= Vibroacoustic therapy =

Type of sound therapy

Vibroacoustic therapy (VAT) is a type of sound therapy that involves passing low frequency sine wave vibrations into the body via a device with embedded speakers. This therapy was developed in Norway by Olav Skille in the 1980s. The Food and Drug Administration determined that vibroacoustic devices, are "substantially equivalent" to other therapeutic vibrators, which are "intended for various uses, such as relaxing muscles and relieving minor aches and pains"; thus, vibroacoustic devices (therapeutic vibrators) are "exempt from clinical investigations, Good Guidance Practices (GGPs), and premarket notification and approval procedures."

==Frequencies==
Vibroacoustic therapy uses low frequency sinusoidal vibrations between 0 and 500Hz depending on the product's frequency response and capabilities. This is similar to the range of subwoofers or vibrating theater seating. Human mechanoreceptors, such as Pacinian corpuscles, can detect vibrations up to 1,000 Hz, frequencies between 30 Hz and 120 Hz are generally considered to have a calming and relaxing effect, which is why they are often used in therapeutic contexts.40 Hz specifically, has been widely studied in vibroacoustic therapy and other fields due to its potential benefits, such as promoting relaxation and improving focus. In addition to sinusoidal waves, vibroacoustic music is specifically composed for vibroacoustic therapy. These compositions incorporate low-frequency musical instruments and advanced audio engineering techniques to create an immersive and enjoyable therapeutic experience. The combination of carefully engineered music and vibroacoustic technology enhances the physical and emotional benefits of the therapy.

==Devices==
Vibroacoustic devices come in a range of forms including beds, chairs, pillows, mats, wristbands, wearable backpacks, and simple DIY platforms. They generally function by playing sound files through transducers, bass shakers, or exciters which then transfer the vibrations into the body. Some devices attempt to target very specific parts of the body such as the wrist or the spine.

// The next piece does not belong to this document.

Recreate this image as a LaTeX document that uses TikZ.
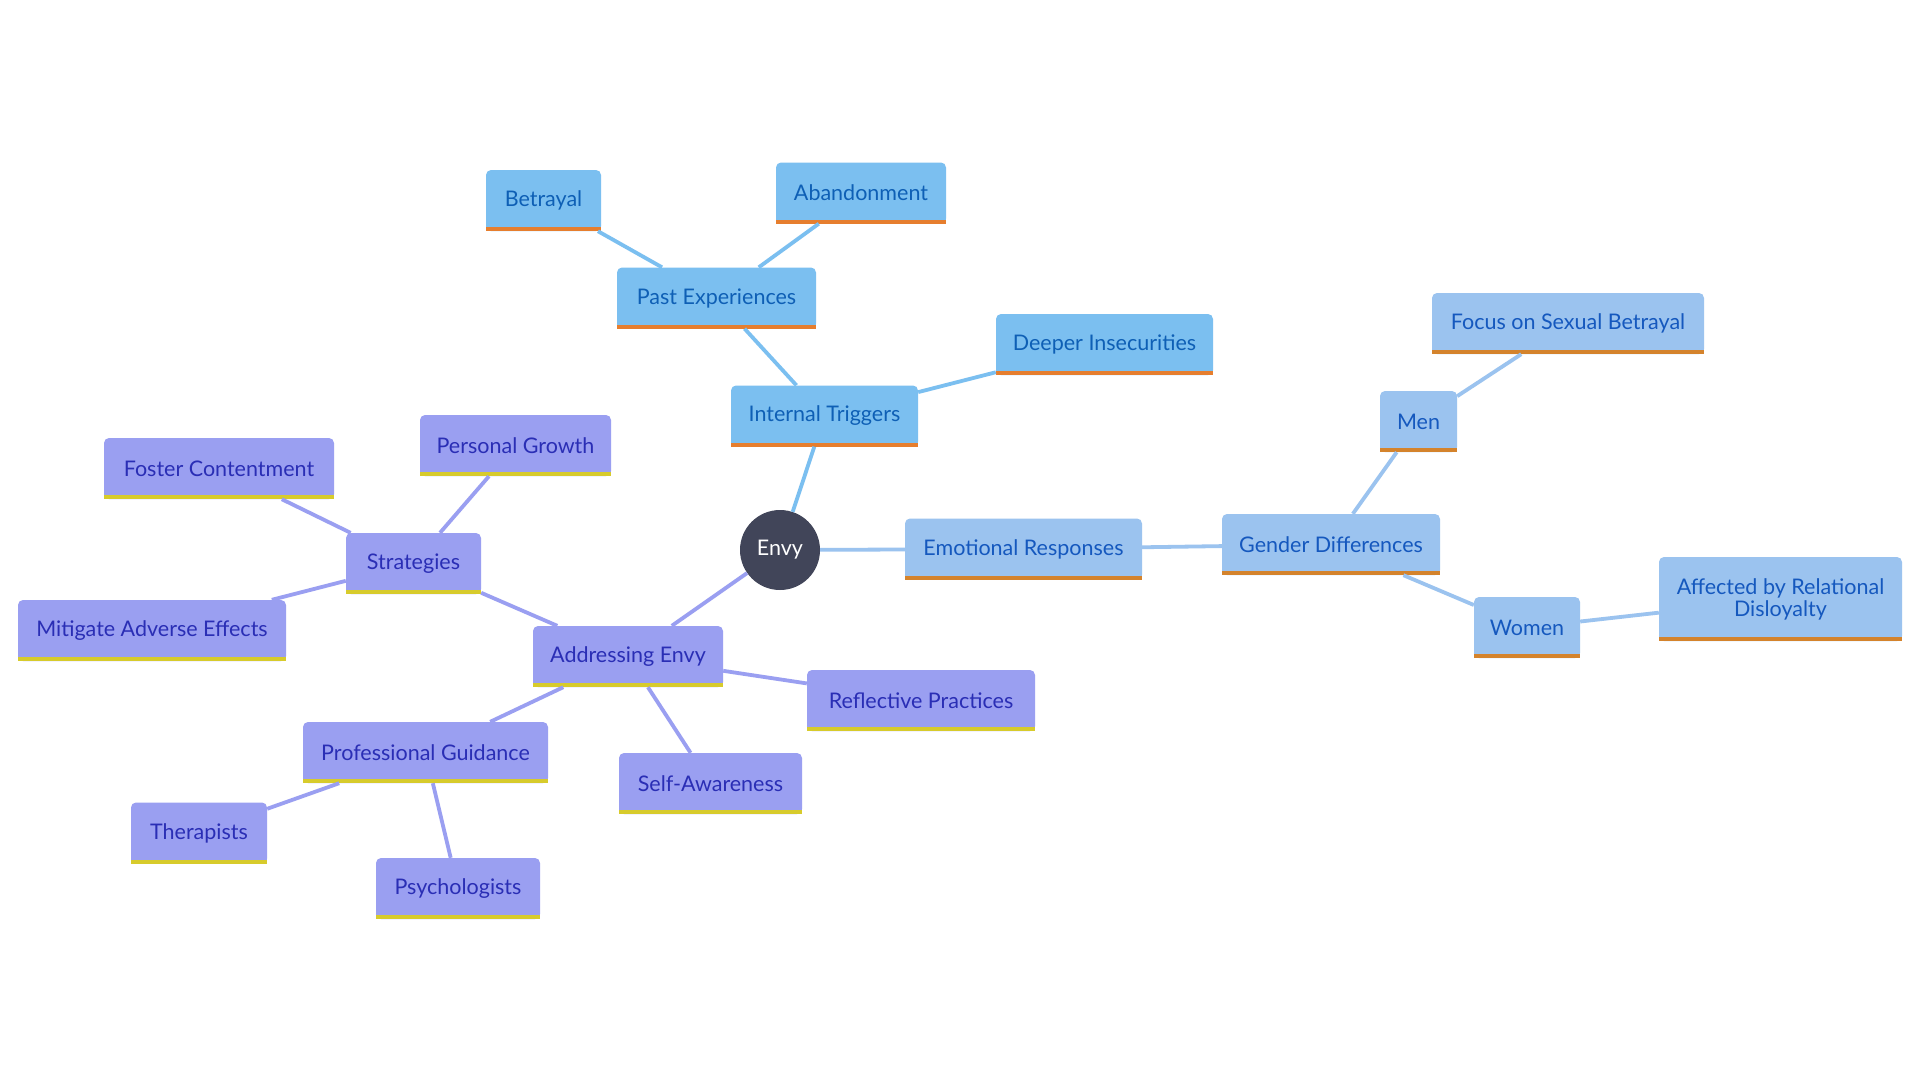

==Proposed mechanisms of action==
Pallesthesia, the ability to perceive vibration, plays a crucial role in vibroacoustic therapy. This form of therapy relies on the body's sensitivity to mechanical vibrations. By stimulating vibratory perception through therapeutic sound waves, vibroacoustic therapy aims to promote physical and emotional well-being.
Another proposed mechanisms of action for vibroacoustic therapy is brainwave entrainment. Entrainment suggests that brainwaves will synchronize with rhythms from sensory input. This further suggests that some brainwave frequencies are preferable to others in given situations.

==Current practice==
Vibroacoustic therapy is available at a number of spas, resorts, and clinics around the world as well as a number of professional and holistic practitioners.

==Related therapies==
Vibroacoustic Therapy is closely related to Physio Acoustic Therapy (PAT) which was developed by Petri Lehikoinen in Finland. Both are examples of low frequency sound stimulation (LFSS). More broadly, they are subsets of Rhythmic Sensory Stimulation (RSS) which is being studied across a range of sensory modalities.

==Criticism==
The science behind vibroacoustic therapy has been questioned by multiple sources. Some sources refer to it as pseudoscience and the TedX talk by prominent vibroacoustic researcher Lee Bartel has been tagged as falling outside of the TED talk guidelines. Practitioners of VAT do agree that more research is needed as VAT has been a largely clinical practice since its inception. Academic research published in peer reviewed journals and meeting higher scientific standards is being pursued at the University of Toronto and other institutions to address these objections.